President Barack Obama will know by Friday whether he got the deal on Iranian nuclear material on which he has staked his engagement strategy. A third day of talks in Vienna ended inconclusively on Wednesday, with the Iranian delegation requiring consultations with its government back in Tehran before signing off on a detailed plan to ship three-quarters of its stockpile of enriched uranium to Russia for conversion into harmless reactor fuel. The parties to the deal have been given until Friday to report back, although reports from Vienna suggested that Tehran was pushing back against some of the terms being set for the deal by the U.S. and its partners specifically over the timetable and scale of Iran's uranium delivery to Russia.
The points of contention not only highlight the differing objectives of the two sides in making a deal, but also serve as a reminder that as significant a confidence-building mechanism as the Vienna deal may be, it doesn't actually begin to address the deadlock between Iran and the West over whether the Islamic Republic will continue to enrich uranium.
The deal under discussion in Vienna was hatched when Iran approached the International Atomic Energy Agency (IAEA) earlier this year for help in acquiring fuel for a medical research reactor in Tehran, which is not suspected of being part of any covert weapons program. U.S. officials took the opportunity to address the "ticking clock" concern that Iran had already amassed enough low-enriched uranium (LEU) that if Iran expelled inspectors and reprocessed the material to weapons grade it could be fashioned into a single atomic bomb. So Washington proposed that Iran use its stockpile of LEU as the basis for the reactor fuel, which would require shipping it to Russia and France for further enrichment and conversion into fuel rods that would be extremely difficult for Iran to weaponize. The deal obviously appealed to the West as a way to limit Iran's ability to potentially create a bomb, but the Iranians aren't viewing it as a concession. They see the deal as a tacit recognition that uranium enrichment in Iran is an intractable reality, despite Western hopes of coaxing and cajoling Iran into abandoning it altogether in exchange for a package of political and economic incentives. (After all, the uranium that Russia and France would reprocess for Iran under the proposed deal was enriched in violation of U.N. Security Council resolutions.)

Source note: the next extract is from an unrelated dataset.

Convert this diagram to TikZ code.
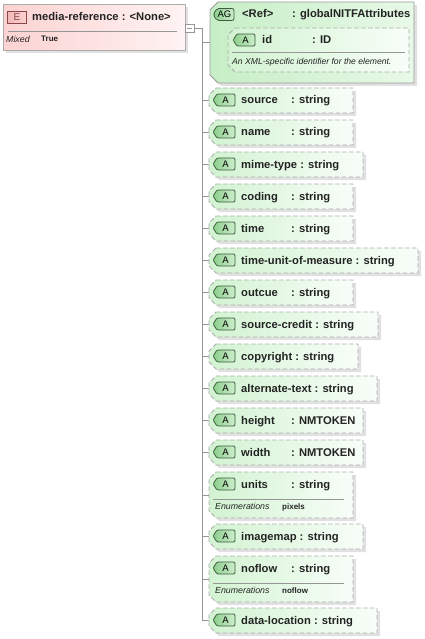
\documentclass[tikz,border=0pt]{standalone}
\usepackage{fontspec}
\setmainfont{Liberation Sans}
\usetikzlibrary{calc}
\definecolor{dashc}{RGB}{172,172,172}
\definecolor{linec}{RGB}{150,150,150}
\definecolor{shadowc}{RGB}{225,225,225}
\definecolor{gL}{RGB}{210,243,210}
\definecolor{gR}{RGB}{248,254,248}
\definecolor{agL}{RGB}{198,238,198}
\definecolor{agR}{RGB}{232,249,232}
\definecolor{tagL}{RGB}{140,205,140}
\definecolor{tagR}{RGB}{205,238,205}
\definecolor{tagD}{RGB}{60,90,60}
\definecolor{pkL}{RGB}{252,210,210}
\definecolor{pkR}{RGB}{255,243,243}
\definecolor{etagF}{RGB}{240,185,185}
\definecolor{etagD}{RGB}{140,70,70}
\definecolor{txtc}{RGB}{35,35,35}
\tikzset{
  attrsty/.style={draw=dashc, dash pattern=on 4.5pt off 2.5pt, line width=0.9pt, left color=gL, right color=gR},
  agsty/.style={draw=dashc!90!black, line width=0.9pt, left color=agL, right color=agR},
  tagsty/.style={draw=tagD, line width=0.8pt, left color=tagL, right color=tagR, rounded corners=1.2pt},
  tagtxt/.style={font=\fontsize{9.5}{10}\selectfont, text=black, inner sep=0pt, anchor=base},
  lbl/.style={font=\fontsize{11.2}{13}\selectfont\bfseries, text=txtc, anchor=base west, inner sep=0pt},
  enumlbl/.style={font=\fontsize{8.8}{10}\selectfont\itshape, text=txtc, anchor=base west, inner sep=0pt},
  enumval/.style={font=\fontsize{8}{10}\selectfont\bfseries, text=txtc, anchor=base west, inner sep=0pt},
  sepline/.style={draw=linec, line width=0.8pt},
  conn/.style={draw=linec, line width=0.8pt},
}
% chamfered box: name, L, T, R, B, chamfer, style
\newcommand\chbox[7]{%
  \fill[shadowc] ({#2+#6+3},{#3+3}) -- ({#4+3},{#3+3}) -- ({#4+3},{#5+3}) -- ({#2+#6+3},{#5+3}) -- ({#2+3},{#5-#6+3}) -- ({#2+3},{#3+#6+3}) -- cycle;
  \path[#7] ({#2+#6},{#3}) -- ({#4},{#3}) -- ({#4},{#5}) -- ({#2+#6},{#5}) -- ({#2},{#5-#6}) -- ({#2},{#3+#6}) -- cycle;
  \node[inner sep=0pt, outer sep=0pt, minimum width={((#4)-(#2))*1pt}, minimum height={((#5)-(#3))*1pt}, anchor=north west] (#1) at ({#2},{#3}) {};
}
% tag: name, x, cy, text
\newcommand\tagA[4]{%
  \path[tagsty] ({#2+4},{#3-6}) -- ({#2+22},{#3-6}) -- ({#2+22},{#3+6}) -- ({#2+4},{#3+6}) -- ({#2},{#3}) -- cycle;
  \node[tagtxt] (#1) at ({#2+12.5},{#3+3.5}) {#4};
}
% padded attribute: name, cy, right, label, type
\newcommand\attrp[5]{%
  \chbox{#1}{209}{#2-12}{#3}{#2+13}{7}{attrsty}
  \tagA{#1tag}{213}{#2}{A}
  \node[lbl] (#1lbl) at (241,{#2+4}) {#4};
  \node[lbl] (#1typ) at (291,{#2+4}) {: #5};
}
% unpadded attribute: name, cy, right, text
\newcommand\attrn[4]{%
  \chbox{#1}{209}{#2-12}{#3}{#2+13}{7}{attrsty}
  \tagA{#1tag}{213}{#2}{A}
  \node[lbl] (#1lbl) at (241,{#2+4}) {#4};
}
% enumerated attribute: name, top, right, label, type, value
\newcommand\attre[6]{%
  \chbox{#1}{209}{#2}{#3}{#2+46}{7}{attrsty}
  \tagA{#1tag}{213}{#2+12}{A}
  \node[lbl] (#1lbl) at (241,{#2+16}) {#4};
  \node[lbl] (#1typ) at (291,{#2+16}) {: #5};
  \draw[sepline] (213,{#2+27}) -- (344,{#2+27});
  \node[enumlbl] (#1enl) at (215,{#2+37.5}) {Enumerations};
  \node[enumval] (#1env) at (282,{#2+37}) {#6};
}
\begin{document}
\begin{tikzpicture}[x=1pt,y=-1pt]
\useasboundingbox (0,0) rectangle (424,639);

% element box
\fill[shadowc] (6,7) rectangle (188,53);
\node[draw=dashc, line width=0.9pt, left color=pkL, right color=pkR, inner sep=0pt, minimum width=182pt, minimum height=46pt, anchor=north west] (elem) at (3,4) {};
\node[draw=etagD, line width=0.8pt, left color=etagF, right color=pkL, minimum width=19pt, minimum height=12pt, inner sep=0pt, anchor=north west, font=\fontsize{10}{10}\selectfont, text=etagD] (etag) at (7,11) {E};
\node[lbl] (etitle) at (32,21) {media-reference : <None>};
\draw[sepline] (8,31) -- (177,31);
\node[font=\fontsize{8.8}{10}\selectfont\itshape, text=txtc, anchor=base west, inner sep=0pt] (emix) at (6,42.5) {Mixed};
\node[font=\fontsize{8}{10}\selectfont\bfseries, text=txtc, anchor=base west, inner sep=0pt] (etrue) at (41,42) {True};

% collapse square
\node[draw=linec, fill=white, line width=0.8pt, minimum width=9pt, minimum height=8pt, inner sep=0pt, anchor=west] (col) at (185,28) {};
\draw[linec, line width=0.8pt] ($(col.center)+(-2.5,0)$) -- ($(col.center)+(2.5,0)$);
\coordinate (trunk) at (202,28);

% attribute group box
\chbox{ag}{210}{2}{414}{83}{8}{agsty}
\path[tagsty, rounded corners=2pt] (217,8.5) -- (234,8.5) -- (234,20.5) -- (217,20.5) -- (213,14.5) -- cycle;
\node[tagtxt] (agtag) at (224.5,18) {AG};
\node[lbl] (agref) at (242,18) {<Ref>};
\node[lbl] (agtyp) at (292,18) {: globalNITFAttributes};
% id attribute inside the group
\path[attrsty] (235,28) -- (409,28) -- (409,72) -- (235,72) -- (228,65) -- (228,35) -- cycle;
\node[inner sep=0pt, minimum width=181pt, minimum height=44pt, anchor=north west] (idbox) at (228,28) {};
\tagA{idtag}{233}{40}{A}
\node[lbl] (idlbl) at (262,44) {id};
\node[lbl] (idtyp) at (312,44) {: ID};
\draw[sepline] (232,52) -- (405,52);
\node[font=\fontsize{8.6}{10}\selectfont\itshape, text=txtc, anchor=base west, inner sep=0pt] (iddoc) at (232,65) {An XML-specific identifier for the element.};

% attributes
\attrp{source}{100}{353}{source}{string}
\attrp{name}{132}{353}{name}{string}
\attrn{mime}{164}{363}{mime-type : string}
\attrp{coding}{196}{353}{coding}{string}
\attrp{time}{228}{353}{time}{string}
\attrn{tuom}{260}{418}{time-unit-of-measure : string}
\attrp{outcue}{292}{353}{outcue}{string}
\attrn{scredit}{324}{378}{source-credit : string}
\attrn{copy}{356}{358}{copyright : string}
\attrn{alt}{388}{377}{alternate-text : string}
\attrp{height}{420}{363}{height}{NMTOKEN}
\attrp{width}{452}{363}{width}{NMTOKEN}
\attre{units}{472}{353}{units}{string}{pixels}
\attrn{imap}{536}{363}{imagemap : string}
\attre{noflow}{556}{353}{noflow}{string}{noflow}
\attrn{dloc}{620}{377}{data-location : string}

% connectors
\draw[conn] (col.east) -- (trunk) -- (trunk |- dloc.west);
\foreach \n in {ag,source,name,mime,coding,time,tuom,outcue,scredit,copy,alt,height,width,units,imap,noflow,dloc}
  \draw[conn] (trunk |- \n.west) -- (\n.west);
\end{tikzpicture}
\end{document}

There's nothing unusual about a diplomatic solution containing elements that both sides can claim as a victory, but the competing agendas of Iran and its Western interlocutors may explain the disagreements currently clouding the talks. The West, eager to buy time for negotiations without Iran moving steadily closer to the capacity to make a weapon, wants the Iranian uranium that will be turned into reactor fuel under the deal to be delivered in a single shipment, and by the end of this year. But as much as Iran sees the agreement as an opportunity to build Western confidence in its intentions, and also acquire much-needed reactor fuel, it remains suspicious of foreign powers. Tehran sought this week to exclude France from participating in the deal on the grounds that it could not be trusted by Iran and indeed, President Nicolas Sarkozy has taken the hardest line among Western leaders on forcing a halt to Iran's uranium enrichment. But even Russia has been frequently accused by Tehran of dragging its feet over the construction of Iran's nuclear reactor at Bushehr.
Iran plainly doesn't share the sense of urgency of the U.S. and its allies, and rejects the idea that its uranium stockpile represents a security threat. Its relatively low-level delegation in Vienna was not authorized to conclude an agreement. And reports from the talks suggest that the country was hoping to stagger its shipments into smaller parcels, and over a longer time frame. Western diplomats, however, are mindful of the fact that Iran will keep on enriching uranium and they fear that if Iran keeps its centrifuges running while shipping out smaller portions, it can maintain close to enough for a single bomb in its stockpile.
Not surprisingly, Friday's verdict remains uncertain. IAEA chief Mohamed ElBaradei says his "fingers are crossed" that the deal will be green-lighted, while U.S. officials warn that the offer is a key test of Iran's intentions. An Iranian rejection would pour cold water on the cautious optimism from the White House over the prospects for engagement. But even if Tehran agrees to the deal, it doesn't address the Western objective of ending uranium enrichment in Iran. The negotiations in Vienna, and on Oct. 1 in Geneva, have essentially sidestepped the issue of Iran's compliance with the Security Council resolutions requiring that it suspend enrichment in order to strengthen safeguards against its nuclear material being used for military purposes.
Until now, the U.S. and its allies have insisted that Iran can't be allowed to possess enrichment capability even for peaceful purposes, because that gives it a "breakout" capacity to relatively quickly build nuclear weapons should it choose that option. Iran continues to insist that it has no intention of abandoning enrichment. But if Tehran combines its refusal to end enrichment with a more accommodating position on measures to safeguard against weaponization, it could put the West in a diplomatic bind forced to choose between making progress on the basis of diminished goals, or facing an uphill battle to muster sufficient pressure to force Iran into retreat.